If you have entrepreneurial dreams, need a little career inspiration or simply have a pulse, you'll love—with a capital L— How I Built This . Host Guy Ross interviews innovators, entrepreneurs and idealists, asking them how they built their empires. Guests have included the minds behind Whole Foods, Warby Parker, Zappos, Patagonia and pretty much every other cool brand you can think of. Learn how Instagram filters came to be, why Spanx's Sara Blakely once paid people to buy her product, what successful companies Blake Mycoskie launched before Toms and much more. Fair warning: Once you start, you'll likely find reasons to get in your car or extend your hike just to keep listening. You may also have the sudden desire to start your own company.
This scripted podcast stars the incomparable Catherine Keener, David Schwimmer, Oscar Isaac and David Cross in a story about an experimental facility for veterans suffering from PTSD. Catherine plays a caseworker and David Schwimmer is her micromanaging, pathological boss in the six-episode first season (season two was recently announced). The episodes are short—usually 20-some minutes—and the reveals come fast, so it's an easy listen that leaves you eager for more.

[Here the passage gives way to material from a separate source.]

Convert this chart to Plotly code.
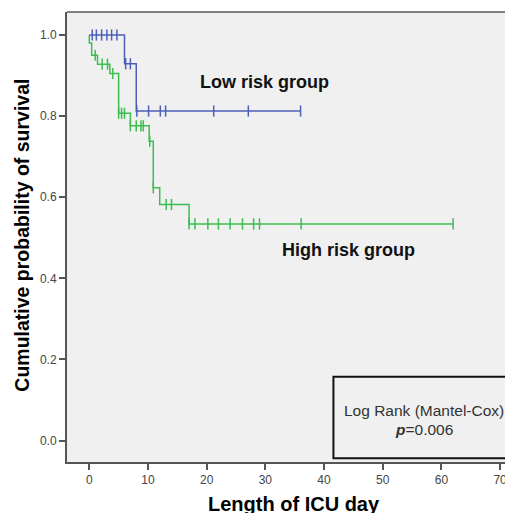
import plotly.graph_objects as go

# ---- data ----
low_event_times = [6.0, 8.0]
low_event_surv = [0.929, 0.8125]
low_end_time = 36.0
low_censor_times = [0.5, 1.2, 2.1, 3.0, 3.8, 4.7, 6.2, 7.0, 8.1, 10.1, 12.1, 13.0, 21.2, 27.1, 36.0]

high_event_times = [0.0, 0.4, 1.4, 3.5, 5.0, 7.0, 10.2, 10.9, 12.0, 17.0]
high_event_surv = [0.98, 0.95, 0.928, 0.905, 0.807, 0.776, 0.738, 0.623, 0.582, 0.534]
high_end_time = 62.0
high_censor_times = [1.0, 2.2, 3.1, 4.0, 5.0, 5.5, 6.0, 7.0, 8.0, 8.8, 9.2, 10.3, 10.9,
                     13.1, 14.0, 17.0, 18.0, 20.2, 22.0, 24.0, 26.1, 28.0, 29.0, 36.1, 62.0]

x_ticks = [0, 10, 20, 30, 40, 50, 60, 70]
y_ticks = [0.0, 0.2, 0.4, 0.6, 0.8, 1.0]
y_tick_labels = ["0.0", "0.2", "0.4", "0.6", "0.8", "1.0"]

BLUE = "#4d60b8"
GREEN = "#3dbd50"
FONT = "Liberation Sans, Arial, sans-serif"


def step_points(ev_t, ev_s, end_t):
    xs = [0.0] + list(ev_t) + [end_t]
    ys = [1.0] + list(ev_s) + [ev_s[-1]]
    return xs, ys


def surv_at(t, ev_t, ev_s):
    s = 1.0
    for et, es in zip(ev_t, ev_s):
        if et <= t:
            s = es
    return s


fig = go.Figure()

for ev_t, ev_s, end_t, cens, col in [
    (high_event_times, high_event_surv, high_end_time, high_censor_times, GREEN),
    (low_event_times, low_event_surv, low_end_time, low_censor_times, BLUE),
]:
    xs, ys = step_points(ev_t, ev_s, end_t)
    fig.add_trace(go.Scatter(x=xs, y=ys, mode="lines", line=dict(color=col, width=1.5, shape="hv"),
                             showlegend=False, hoverinfo="skip"))
    fig.add_trace(go.Scatter(x=cens, y=[surv_at(t, ev_t, ev_s) for t in cens], mode="markers",
                             marker=dict(symbol="line-ns-open", size=8, color=col,
                                         line=dict(color=col, width=1.5)),
                             showlegend=False, hoverinfo="skip"))

# box for the log-rank test
fig.add_shape(type="rect", xref="x", yref="y", x0=41.6, x1=71.7, y0=-0.044, y1=0.157,
              line=dict(color="#111111", width=2), fillcolor="rgba(0,0,0,0)", layer="above")
# top frame line
fig.add_shape(type="line", xref="paper", yref="paper", x0=0, x1=1, y0=1, y1=1,
              line=dict(color="#808080", width=2))

fig.add_annotation(x=57.0, y=0.075, xref="x", yref="y", text="Log Rank (Mantel-Cox)",
                   xanchor="center", yanchor="middle",
                   showarrow=False, font=dict(family=FONT, size=15.5, color="#333333"))
fig.add_annotation(x=57.0, y=0.027, xref="x", yref="y", text="<b><i>p</i></b>=0.006",
                   xanchor="center", yanchor="middle",
                   showarrow=False, font=dict(family=FONT, size=15.5, color="#333333"))
fig.add_annotation(x=29.8, y=0.883, xref="x", yref="y", text="<b>Low risk group</b>",
                   xanchor="center", yanchor="middle",
                   showarrow=False, font=dict(family=FONT, size=18, color="#111111"))
fig.add_annotation(x=44.1, y=0.47, xref="x", yref="y", text="<b>High risk group</b>",
                   xanchor="center", yanchor="middle",
                   showarrow=False, font=dict(family=FONT, size=18, color="#111111"))
# axis titles
fig.add_annotation(x=-0.101, y=0.505, xref="paper", yref="paper",
                   text="<b>Cumulative probability of survival</b>",
                   xanchor="center", yanchor="middle",
                   showarrow=False, textangle=-90, font=dict(family=FONT, size=19.5, color="#000000"))
fig.add_annotation(x=0.508, y=-0.094, xref="paper", yref="paper", text="<b>Length of ICU day</b>",
                   xanchor="center", yanchor="middle",
                   showarrow=False, font=dict(family=FONT, size=20, color="#000000"))

# the page body has an 8px margin, so the figure is shifted by 8px; margins compensate
fig.update_layout(
    width=513, height=513,
    margin=dict(l=59, r=8, t=4, b=59),
    paper_bgcolor="white",
    plot_bgcolor="#f0f0f0",
    font=dict(family=FONT, size=12, color="#444444"),
    xaxis=dict(range=[-3.8, 72.2], tickvals=x_ticks, ticks="outside", ticklen=6, tickwidth=2,
               tickcolor="#555555", showline=True, linecolor="#555555", linewidth=2,
               showgrid=False, zeroline=False, tickfont=dict(size=12, color="#444444")),
    yaxis=dict(range=[-0.053, 1.0567], tickvals=y_ticks, ticktext=y_tick_labels, ticks="outside",
               ticklen=6, tickwidth=2, tickcolor="#555555", showline=True, linecolor="#555555",
               linewidth=2, showgrid=False, zeroline=False, tickfont=dict(size=12, color="#444444")),
)

fig.write_html("out.html")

Ever wonder how the former queen of daytime TV earned her crown? In this three-part series (plus a few bonus episodes), the story behind Oprah's talk show is revealed through interviews with former producers, staffers and even the big O herself. You'll find out how it grew from salacious interviews to a place where people learned how to live their best lives (and occasionally left with a new car). Oprah's epic 25-year run is just as interesting in podcast form as it was on the tube.
In this Refinery 29 podcast, hosted by the site's executive producer Elisa Kreisinger, elements of fashion and pop culture are touched upon in an intelligent and poignant way. Subjects range from how Instagram can make you feel inadequate to recovering from a post-election haze, all covered in short, fast-paced episodes with thoughtful, well-spoken guests. The episode titles say it all, including "Lipstick Isn't a Sign of a Declining Mind" and "No Shame in a Selfie."